Imaginación y curiosidad: eso me
aconsejaba, o demandaba, mi buena amiga Carmen (que es periodista y escritora, de
las buenas) cuando todo parece torcerse con intención de quebrarse. Yo añadiría
una pizca de templanza para completar la receta.
Tampoco había que ponerse
trascendental aquella mañana. Solo era el plan de una jornada de viaje, nada
que fuera a cambiar el destino de mi vida. Las dos noches anteriores había
tratado, infructuosamente, de reformular aquel día con la contratación de una
nueva excursión. No hubo forma. Incluso falló varias veces la plataforma de
pago del turoperador cuando ya me había decidido. Los dioses se habían
posicionado en mi contra.
Por eso había que recurrir a la
imaginación, aunque debo reconocer que hice alguna trampa ya que la guía y
Tatiana se habían adelantado a mis indecisiones y habían marcado mi destino con
suculentas sugerencias. El Museo Nacional de Historia había vencido por amplia
mayoría.
Me levanté a las siete y media,
cansado, me aticé otro desayuno pasado de calorías con un aporte extra de yogur
búlgaro, y me pregunté qué podía salir mal con la tripa llena. Seguro que el
yogur relajaría mis cargadas piernas.
Con decisión, tomé la línea 2
del metro en dirección sur hasta el Palacio Nacional de la Cultura. Empezaba a
dominar el transporte público de la ciudad gracias a uno de los planos que me
habían entregado. Figuraban los trayectos de metro, autobús y trolebús. Todo un
tesoro que se fue desmigando con el trajín de consultas.
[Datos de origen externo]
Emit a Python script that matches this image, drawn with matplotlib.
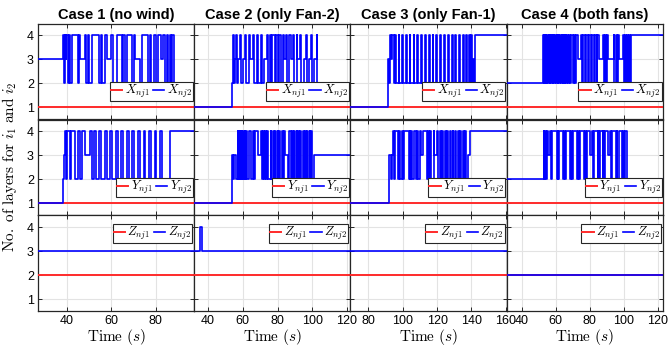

Subí al trolebús 2 y pregunté al
conductor por Boyana. Contestó rotundamente: “Da”.
Los alrededores de Sofía son
bastante horrorosos (en qué gran ciudad no lo son). El cinturón de barrios-dormitorio
es una alienante sucesión de bloques de hormigón decididamente configurados
para atacar la sensibilidad burguesa del visitante. Son decrépitos e
impersonales, un freno a la lujuria urbanística. Es imposible enamorarse de
ellos. Como no tuve ocasión de visitar ninguno de esos edificios recurro a
Wagenstein y su Lejos de Toledo:
Para un
extraño en la noche, como dice una célebre canción, no hay nada más
desesperante que buscar el número de un bloque de viviendas en una ciudad
búlgara o tratar de descifrar, en la oscuridad de la entrada, los apellidos de
los vecinos sobre los timbres maltrechos, que muy a menudo no funcionan.
No sé
qué arquitectos diseñaron ese esperpento de hormigón que a lo mejor tiene su
explicación social y económica, o al menos un amago de explicación, pero lo
cierto es que, obviamente, no se trata de dos o tres casos aislados, sino de
una verdadera escuela académica. No penséis que es algo personal, pero creo que
más valdría reorientarlos hacia la planificación de cuarteles militares. Estos
espacios comunales son hasta tal punto antifuncionales, y están tan mal
iluminados y distribuidos, que uno creería que la existencia de cada individuo
no empieza hasta el felpudo de su propio apartamento. Como si fuera de éste
quedara prohibida o fuese inútil toda preocupación por el confort o la belleza
o cualquier otro signo exterior de bienestar.